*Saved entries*
-------
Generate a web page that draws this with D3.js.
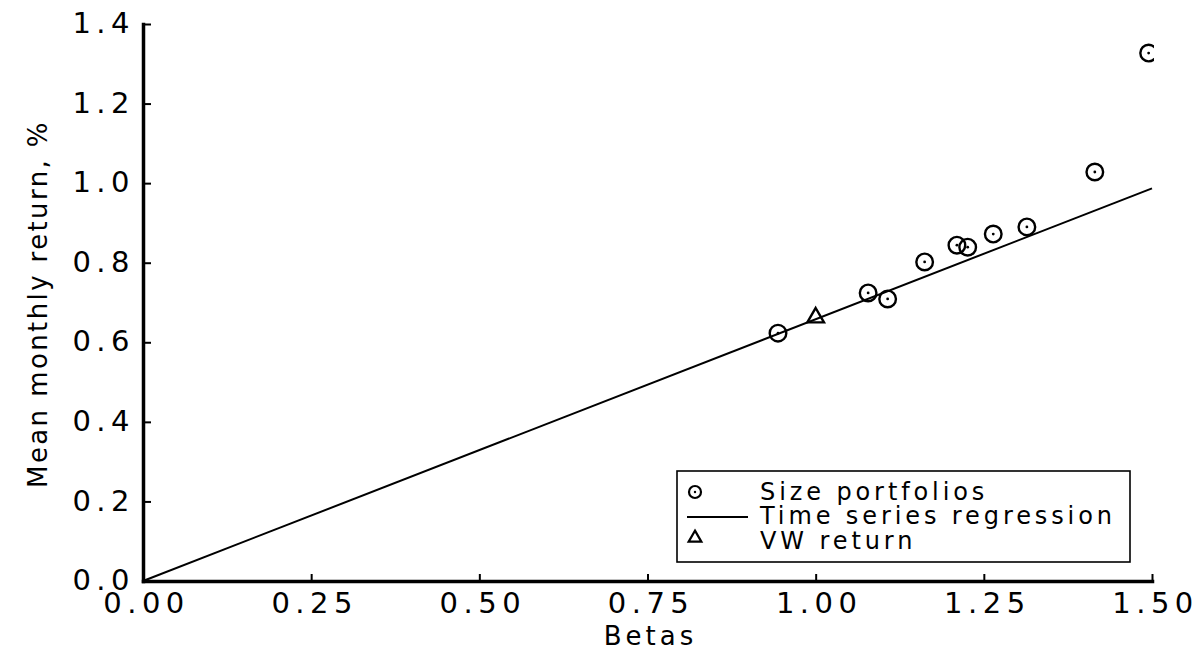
<!DOCTYPE html>
<html>
<head>
<meta charset="utf-8">
<script src="https://cdn.jsdelivr.net/npm/d3@7"></script>
<style>
  html, body { margin: 0; padding: 0; background: #fff; }
  svg { display: block; }
  text { font-family: "DejaVu Sans", sans-serif; fill: #000; }
</style>
</head>
<body>
<svg id="chart" width="1200" height="654"></svg>
<script>
// ---- data ----
const portfolioBetas   = [0.944, 1.078, 1.107, 1.162, 1.210, 1.226, 1.264, 1.314, 1.415, 1.495];
const portfolioReturns = [0.623, 0.724, 0.709, 0.802, 0.844, 0.839, 0.872, 0.890, 1.028, 1.327];
const vwBetas   = [1.00];
const vwReturns = [0.662];
const regressionBetas   = [0, 1.5];
const regressionReturns = [0, 0.987];
const xTicks = [0, 0.25, 0.5, 0.75, 1.0, 1.25, 1.5];
const yTicks = [0, 0.2, 0.4, 0.6, 0.8, 1.0, 1.2, 1.4];
const legendLabels = ["Size portfolios", "Time series regression", "VW return"];
const xTitle = "Betas";
const yTitle = "Mean monthly return, %";

// ---- layout ----
const svg = d3.select("#chart");
const x = d3.scaleLinear().domain([0, 1.5]).range([143, 1152]);
const y = d3.scaleLinear().domain([0, 1.4]).range([581, 24]);

// clip (plot area)
svg.append("defs").append("clipPath").attr("id", "plotclip")
  .append("rect").attr("x", 130).attr("y", 0).attr("width", 1154 - 130).attr("height", 600);

// regression line
const line = d3.line().x(d => x(d[0])).y(d => y(d[1]));
svg.append("path")
  .datum(regressionBetas.map((b, i) => [b, regressionReturns[i]]))
  .attr("d", line)
  .attr("fill", "none").attr("stroke", "#000").attr("stroke-width", 2);

// axes
const yAxis = d3.axisLeft(y).tickValues(yTicks).tickFormat(d3.format(".1f"))
  .tickSizeInner(-8).tickSizeOuter(0).tickPadding(8);
const xAxis = d3.axisBottom(x).tickValues(xTicks).tickFormat(d3.format(".2f"))
  .tickSizeInner(-7).tickSizeOuter(0).tickPadding(11);

const gy = svg.append("g").attr("transform", `translate(${x(0)},0)`).call(yAxis);
const gx = svg.append("g").attr("transform", `translate(0,${y(0)})`).call(xAxis);

[gx, gy].forEach(g => {
  g.select(".domain").attr("stroke", "#000").attr("stroke-width", 3.5).attr("stroke-linecap", "square");
  g.selectAll(".tick line").attr("stroke", "#000").attr("stroke-width", 2);
  g.selectAll(".tick text")
    .attr("font-family", "DejaVu Sans, sans-serif")
    .attr("font-size", 29)
    .attr("letter-spacing", 5.5)
    .attr("fill", "#000");
});
gx.selectAll(".tick text").attr("dx", 3);
gy.selectAll(".tick text").attr("dy", "0.30em");

// axis titles
svg.append("text")
  .attr("x", (x(0) + x(1.5)) / 2 + 3).attr("y", 645)
  .attr("text-anchor", "middle")
  .attr("font-size", 26).attr("letter-spacing", 4)
  .text(xTitle);

svg.append("text")
  .attr("transform", `translate(47,304) rotate(-90)`)
  .attr("text-anchor", "middle")
  .attr("font-size", 26).attr("letter-spacing", 2.4)
  .text(yTitle);

// markers
const markers = svg.append("g").attr("clip-path", "url(#plotclip)");
const pts = portfolioBetas.map((b, i) => ({ b, r: portfolioReturns[i] }));
const pg = markers.selectAll("g.pt").data(pts).join("g").attr("class", "pt")
  .attr("transform", d => `translate(${x(d.b)},${y(d.r)})`);
pg.append("circle").attr("r", 8.3).attr("fill", "none").attr("stroke", "#000").attr("stroke-width", 2.4);
pg.append("circle").attr("r", 1.4).attr("fill", "#000");

const tri = d3.symbol().type(d3.symbolTriangle).size(120);
markers.selectAll("path.vw").data(vwBetas.map((b, i) => ({ b, r: vwReturns[i] })))
  .join("path").attr("class", "vw")
  .attr("d", tri)
  .attr("transform", d => `translate(${x(d.b)},${y(d.r)})`)
  .attr("fill", "none").attr("stroke", "#000").attr("stroke-width", 2.4);

// legend
const lg = svg.append("g");
lg.append("rect").attr("x", 677).attr("y", 471).attr("width", 1130 - 677).attr("height", 562 - 471)
  .attr("fill", "#fff").attr("stroke", "#000").attr("stroke-width", 1.6);
const rowY = [500, 524, 549];
lg.selectAll("text.lab").data(legendLabels).join("text").attr("class", "lab")
  .attr("x", 760).attr("y", (d, i) => rowY[i])
  .attr("font-size", 24).attr("letter-spacing", 3.9)
  .text(d => d);
// symbols
lg.append("circle").attr("cx", 695).attr("cy", rowY[0] - 8).attr("r", 6)
  .attr("fill", "none").attr("stroke", "#000").attr("stroke-width", 2.2);
lg.append("circle").attr("cx", 695).attr("cy", rowY[0] - 8).attr("r", 1.2).attr("fill", "#000");
lg.append("line").attr("x1", 687).attr("x2", 748).attr("y1", rowY[1] - 7).attr("y2", rowY[1] - 7)
  .attr("stroke", "#000").attr("stroke-width", 1.8);
lg.append("path").attr("d", d3.symbol().type(d3.symbolTriangle).size(70))
  .attr("transform", `translate(695,${rowY[2] - 11})`)
  .attr("fill", "none").attr("stroke", "#000").attr("stroke-width", 2.2);
</script>
</body>
</html>
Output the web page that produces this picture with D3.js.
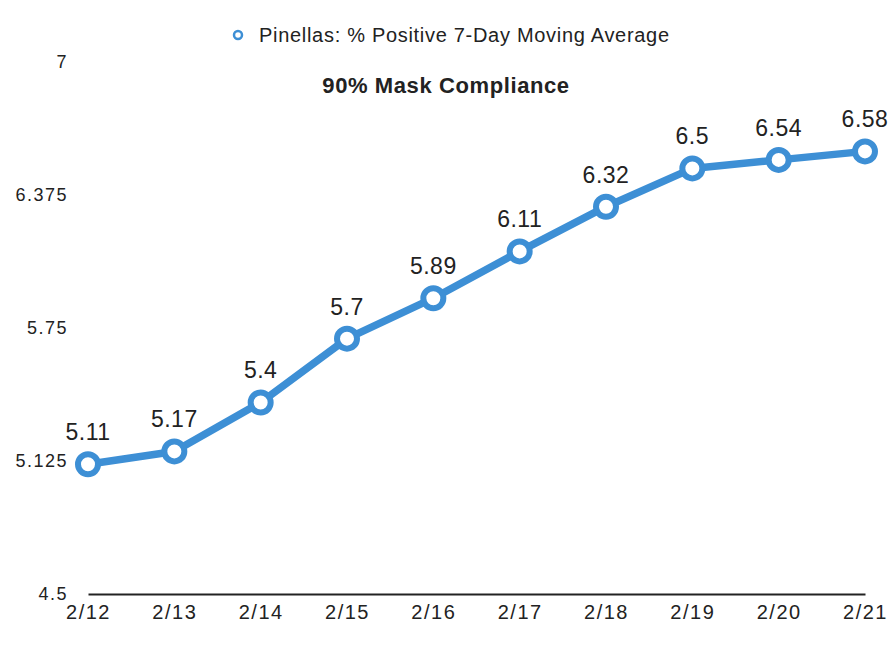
<!DOCTYPE html>
<html>
<head>
<meta charset="utf-8">
<script src="https://cdn.jsdelivr.net/npm/d3@7"></script>
<style>
  body { margin: 0; background: #fff; }
  text { font-family: "Liberation Sans", Arial, sans-serif; fill: #222; }
</style>
</head>
<body>
<script>
// data
var dates = ["2/12", "2/13", "2/14", "2/15", "2/16", "2/17", "2/18", "2/19", "2/20", "2/21"];
var values = [5.11, 5.17, 5.4, 5.7, 5.89, 6.11, 6.32, 6.5, 6.54, 6.58];
var yTicks = [4.5, 5.125, 5.75, 6.375, 7];
var seriesName = "Pinellas: % Positive 7-Day Moving Average";
var title = "90% Mask Compliance";

var width = 890;
var height = 656;
var blue = "#3d8fd5";

var svg = d3.select("body")
  .append("svg")
  .attr("width", width)
  .attr("height", height);

var x = d3.scalePoint()
  .domain(dates)
  .range([88, 865]);

var y = d3.scaleLinear()
  .domain([4.5, 7])
  .range([594, 62]);

// y axis labels only, no line
var yAxis = svg.append("g")
  .attr("transform", "translate(68,0)")
  .call(d3.axisLeft(y).tickValues(yTicks).tickSize(0).tickPadding(0)
    .tickFormat(function (d) { return d; }));
yAxis.select(".domain").remove();
yAxis.selectAll("text")
  .attr("font-size", "18px")
  .attr("letter-spacing", "1.5px")
  .attr("font-family", "Liberation Sans, Arial, sans-serif")
  .attr("fill", "#222");

// x axis
var xAxis = svg.append("g")
  .attr("transform", "translate(0,594)")
  .call(d3.axisBottom(x).tickSize(0).tickPadding(11));
xAxis.select(".domain")
  .attr("stroke", "#222")
  .attr("stroke-width", 2);
xAxis.selectAll("text")
  .attr("font-size", "20px")
  .attr("letter-spacing", "1.5px")
  .attr("font-family", "Liberation Sans, Arial, sans-serif")
  .attr("fill", "#222");

// line
var line = d3.line()
  .x(function (d, i) { return x(dates[i]); })
  .y(function (d) { return y(d); });

svg.append("path")
  .datum(values)
  .attr("fill", "none")
  .attr("stroke", blue)
  .attr("stroke-width", 7.5)
  .attr("stroke-linejoin", "round")
  .attr("d", line);

svg.selectAll("circle.pt")
  .data(values)
  .enter()
  .append("circle")
  .attr("class", "pt")
  .attr("cx", function (d, i) { return x(dates[i]); })
  .attr("cy", function (d) { return y(d); })
  .attr("r", 10)
  .attr("fill", "#fff")
  .attr("stroke", blue)
  .attr("stroke-width", 6);

// value labels
svg.selectAll("text.val")
  .data(values)
  .enter()
  .append("text")
  .attr("class", "val")
  .attr("x", function (d, i) { return x(dates[i]); })
  .attr("y", function (d) { return y(d) - 24; })
  .attr("text-anchor", "middle")
  .attr("font-size", "23px")
  .attr("letter-spacing", "0.5px")
  .text(function (d) { return d; });

// title
svg.append("text")
  .attr("x", 446)
  .attr("y", 93)
  .attr("text-anchor", "middle")
  .attr("font-size", "22px")
  .attr("font-weight", "bold")
  .attr("letter-spacing", "0.6px")
  .text(title);

// legend
svg.append("circle")
  .attr("cx", 238)
  .attr("cy", 35)
  .attr("r", 4)
  .attr("fill", "#fff")
  .attr("stroke", blue)
  .attr("stroke-width", 2.5);
svg.append("text")
  .attr("x", 259)
  .attr("y", 42)
  .attr("font-size", "20px")
  .attr("letter-spacing", "0.7px")
  .text(seriesName);
</script>
</body>
</html>
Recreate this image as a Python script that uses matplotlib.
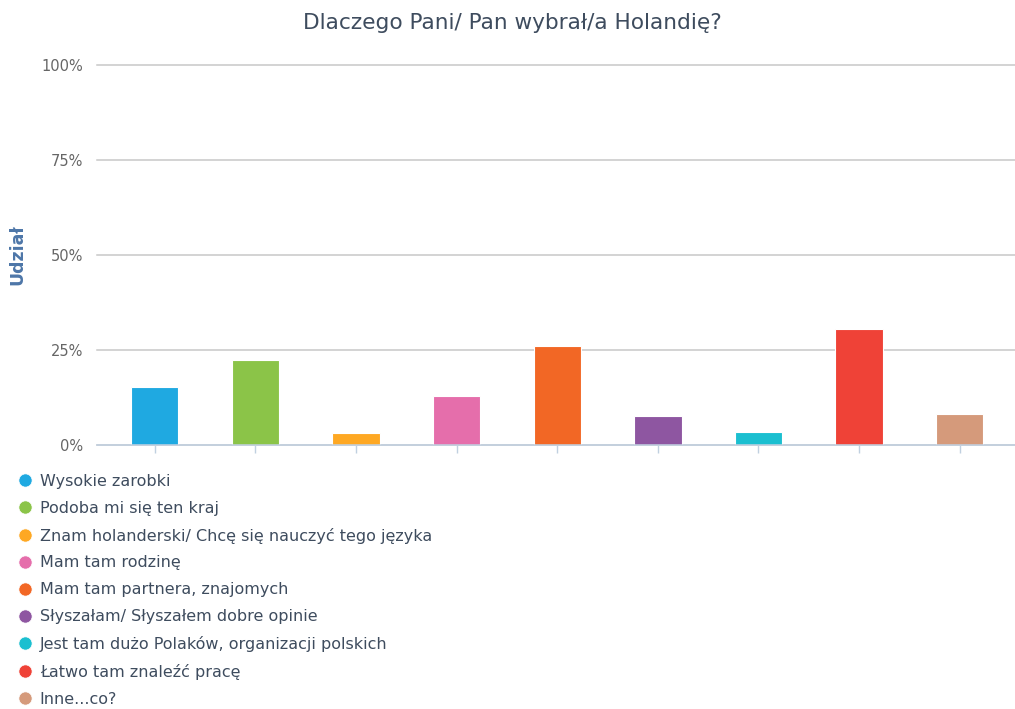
-------
*SHORT PROBLEM*
Copy out each line of the data where the string "page" appears.

*WRITTEN RESPONSE*
Generate a web page that draws this with D3.js.
Output the web page that produces this picture with D3.js.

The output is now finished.